A burger with the cheese on the inside—what’s not to love?
In large bowl, use your hands to gently mix together turkey, panko, cheese, mayonnaise, ¼ teaspoon salt, and ⅛ teaspoon pepper.
Use your hands to divide turkey mixture into 4 lightly packed balls. Gently flatten each ball into circle that measures 4 inches across. Place patties on large plate. Wash your hands.
In 12-inch nonstick skillet, heat oil over medium heat for 1 minute (oil should be hot but not smoking). Tilt and swirl skillet to coat evenly with oil.
Use spatula to carefully place patties in skillet. Cook, without moving patties, until well browned on first side, about 5 minutes. Use clean spatula to gently flip patties (ask an adult for help). Cook until burgers register 165 degrees on instant-read thermometer, about 5 minutes.
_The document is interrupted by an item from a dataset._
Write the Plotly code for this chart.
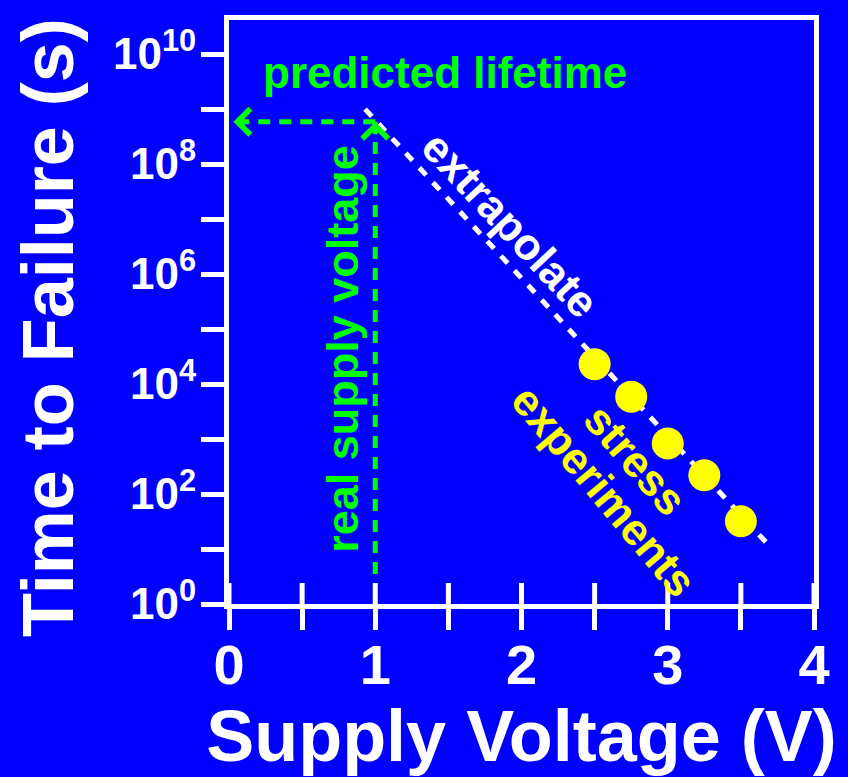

Turkey burgers can be delicious as long as they aren’t too dry. Be sure to buy 93 percent lean ground turkey (99 percent fat-free ground turkey breast will be very dry). Also, mixing the cheese right into the burgers helps keep the meat moist. The panko bread crumbs (crispy Japanese-style bread crumbs) and a little bit of mayonnaise lighten up the burgers and hold the patties together.